The Cycle of Emergency Capitalism
What makes these three fuses dangerous is not merely their individual fragility but the fact that they are stacked. A shock to any one of them can trigger the others. And this stacking reveals a deeper logic: the cycle of emergency capitalism. When conventional policy tools are exhausted, the system does not simply wait for crises—it sets them in motion. Emergencies become the only remaining mechanism for monetary intervention. Covid demonstrated this with brutal clarity, yet most of us chose not to see it.
Now, PPI is at 6%. The 30-year Treasury coupon is above 5% for the first time since August 2007. The Fed cannot cut rates without reigniting inflation.
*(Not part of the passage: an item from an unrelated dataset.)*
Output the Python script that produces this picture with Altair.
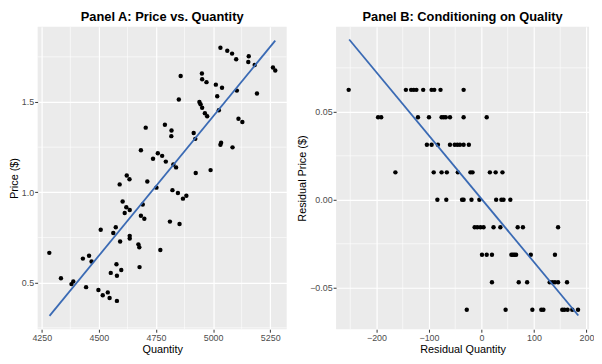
import altair as alt
import pandas as pd

# ---------------- Panel A data ----------------
quantity = [5032, 5062, 5083, 5101, 5156, 5154, 5182, 5262, 5272, 4858, 4951, 4952, 4971, 5012, 5039,
            5018, 5104, 5192, 4850, 4940, 4945, 4952, 4964, 4974, 5025, 5111, 5128, 4705, 4789, 4818,
            4817, 4915, 4922, 5035, 5032, 5085, 4684, 4737, 4758, 4777, 4793, 4826, 4838, 4924, 4989,
            4622,
            4591, 4634, 4712, 4752, 4822, 4846, 4868, 4883, 4811, 4853, 4604, 4620, 4613, 4635, 4692,
            4684, 4699, 4508, 4574, 4563, 4593, 4635, 4635, 4673, 4677, 4769, 4283, 4334, 4380, 4388,
            4430, 4457, 4468, 4444, 4577, 4552, 4598, 4579, 4678, 4498, 4517, 4539, 4547, 4579]
price = [1.800, 1.784, 1.768, 1.737, 1.753, 1.721, 1.705, 1.691, 1.674, 1.644, 1.658, 1.626, 1.610, 1.596, 1.579,
         1.532, 1.563, 1.547, 1.514, 1.500, 1.488, 1.468, 1.438, 1.421, 1.454, 1.407, 1.389, 1.358, 1.374, 1.342,
         1.311, 1.328, 1.296, 1.275, 1.263, 1.249, 1.233, 1.186, 1.216, 1.202, 1.170, 1.154, 1.138, 1.107, 1.123,
         1.093,
         1.044, 1.072, 1.060, 1.026, 1.012, 0.996, 0.965, 0.981, 0.838, 0.825, 0.949, 0.917, 0.886, 0.902, 0.933,
         0.870, 0.854, 0.793, 0.807, 0.775, 0.728, 0.759, 0.744, 0.712, 0.696, 0.681, 0.665, 0.524, 0.492, 0.507,
         0.633, 0.649, 0.617, 0.475, 0.602, 0.554, 0.570, 0.538, 0.586, 0.459, 0.430, 0.446, 0.415, 0.399]
fit_a_x = [4284, 5272]
fit_a_y = [0.316, 1.840]

# ---------------- Panel B data ----------------
resid_qty = [-253, -144, -134, -129, -124, -111, -95, -90, -78, -34,
             -197, -191, -121, -100, -76, -72, -68, -60, -34, 10,
             -104, -95, -83, -60, -51, -46, -41, -34, -24,
             -164, -91, -76, -66, -45, -21, -17, 16, 27, 40,
             -84, -67, -37, -34, -19, -4, 28, 38, 42, 55,
             -13, -8, -2, 4, 23, 36, 69, 79, 146,
             1, 10, 20, 57, 60, 63, 66, 94, 140,
             20, 71, 87, 130, 135, 140, 146, 163,
             -28, 46, 97, 114, 118, 154, 158, 164, 173, 184]
resid_price = [0.0625, 0.0625, 0.0625, 0.0625, 0.0625, 0.0625, 0.0625, 0.0625, 0.0625, 0.0625,
               0.0469, 0.0469, 0.0469, 0.0469, 0.0469, 0.0469, 0.0469, 0.0469, 0.0469, 0.0469,
               0.03125, 0.03125, 0.03125, 0.03125, 0.03125, 0.03125, 0.03125, 0.03125, 0.03125,
               0.0156, 0.0156, 0.0156, 0.0156, 0.0156, 0.0156, 0.0156, 0.0156, 0.0156, 0.0156,
               0.0, 0.0, 0.0, 0.0, 0.0, 0.0, 0.0, 0.0, 0.0, 0.0,
               -0.0156, -0.0156, -0.0156, -0.0156, -0.0156, -0.0156, -0.0156, -0.0156, -0.0156,
               -0.03125, -0.03125, -0.03125, -0.03125, -0.03125, -0.03125, -0.03125, -0.03125, -0.03125,
               -0.0469, -0.0469, -0.0469, -0.0469, -0.0469, -0.0469, -0.0469, -0.0469,
               -0.0625, -0.0625, -0.0625, -0.0625, -0.0625, -0.0625, -0.0625, -0.0625, -0.0625, -0.0625]
fit_b_x = [-252, 184.5]
fit_b_y = [0.0911, -0.0658]

# ---------------- ticks ----------------
a_x_ticks = [4250, 4500, 4750, 5000, 5250]
a_x_minor = [4375, 4625, 4875, 5125]
a_y_ticks = [0.5, 1.0, 1.5]
a_y_minor = [0.25, 0.75, 1.25, 1.75]
b_x_ticks = [-200, -100, 0, 100, 200]
b_x_minor = [-250, -150, -50, 50, 150]
b_y_ticks = [-0.05, 0.0, 0.05]
b_y_minor = [-0.025, 0.025, 0.075]

FONT = "Liberation Sans"
LINE_COLOR = "#3A6AB4"
MINOR_W = 0.6


def panel(title, xs, ys, fx, fy, xdom, ydom, xt, xm, yt, ym, xtitle, ytitle, yfmt, w, h):
    df = pd.DataFrame({"x": xs, "y": ys})
    fit = pd.DataFrame({"x": fx, "y": fy})
    xscale = alt.Scale(domain=xdom, nice=False, zero=False)
    yscale = alt.Scale(domain=ydom, nice=False, zero=False)
    xaxis = alt.Axis(values=xt, format="d")
    yaxis = alt.Axis(values=yt, format=yfmt)
    vminor = alt.Chart(pd.DataFrame({"mx": xm})).mark_rule(
        color="white", strokeWidth=MINOR_W).encode(
        x=alt.X("mx:Q", scale=xscale, title=xtitle, axis=xaxis))
    hminor = alt.Chart(pd.DataFrame({"my": ym})).mark_rule(
        color="white", strokeWidth=MINOR_W).encode(
        y=alt.Y("my:Q", scale=yscale, title=ytitle, axis=yaxis))
    pts = alt.Chart(df).mark_circle(size=20, color="black", opacity=1).encode(
        x=alt.X("x:Q", scale=xscale, title=xtitle, axis=xaxis),
        y=alt.Y("y:Q", scale=yscale, title=ytitle, axis=yaxis),
    )
    line = alt.Chart(fit).mark_line(color=LINE_COLOR, strokeWidth=1.8).encode(
        x=alt.X("x:Q", scale=xscale, title=xtitle, axis=xaxis),
        y=alt.Y("y:Q", scale=yscale, title=ytitle, axis=yaxis),
    )
    return alt.layer(vminor, hminor, pts, line).properties(
        width=w, height=h,
        title=alt.TitleParams(title, fontSize=13, fontWeight="bold", font=FONT,
                              anchor="middle", color="black", offset=3),
    )


pa = panel("Panel A: Price vs. Quantity", quantity, price, fit_a_x, fit_a_y,
           [4232, 5322], [0.242, 1.916], a_x_ticks, a_x_minor, a_y_ticks, a_y_minor,
           "Quantity", "Price ($)", ".1f", 252, 306)
pb = panel("Panel B: Conditioning on Quality", resid_qty, resid_price, fit_b_x, fit_b_y,
           [-277, 205], [-0.0736, 0.0983], b_x_ticks, b_x_minor, b_y_ticks, b_y_minor,
           "Residual Quantity", "Residual Price ($)", ".2f", 256, 306)

chart = alt.hconcat(pa, pb, spacing=9).configure_view(
    fill="#EBEBEB", strokeWidth=0
).configure_axis(
    labelFont=FONT, labelFontSize=9, labelColor="#4D4D4D",
    titleFont=FONT, titleFontSize=11, titleFontWeight="normal", titleColor="black",
    tickColor="#333333", tickSize=3, domain=False,
    gridColor="white", gridWidth=1.2, labelPadding=1, titlePadding=2,
).properties(background="white", padding=0)

chart.save("out.html", embed_options={"renderer": "svg", "actions": False})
So, the Fed is again in need of an excuse—a “shock to the system” that makes the extraordinary not only possible but legitimate. The Iran war provided that excuse and is still very much on course to continue providing it. A “viral outbreak” could provide another, just like an “unexpected” private credit collapse, or a “malevolent” cyberattack. Or, for that matter, a Japanese bond blow-up. Take your pick. These stories are all waiting in the wings, and they’re all systemically useful.
Postscript
This short piece is one in a series that tries to map the capitalist system’s current convulsive state. The vulnerabilities have been there for years, decades even, and today’s symptoms are all public: redemption filings, earnings reports, bond auction results, labour dispute settlements, and the admissions buried in footnotes. The real economy, meanwhile, has long been flashing warning signs of its own. In all likelihood, the next crash won’t announce itself with a headline. It will start in a place that no one is watching. By the time you see it, the fuse will have already burned through.
How long can the system continue to absorb shocks before one of them doesn’t bounce? Read the boring stuff because the answers are often there. Watch the bond market—that’s the clock. The emergencies are just the alarm that has been set.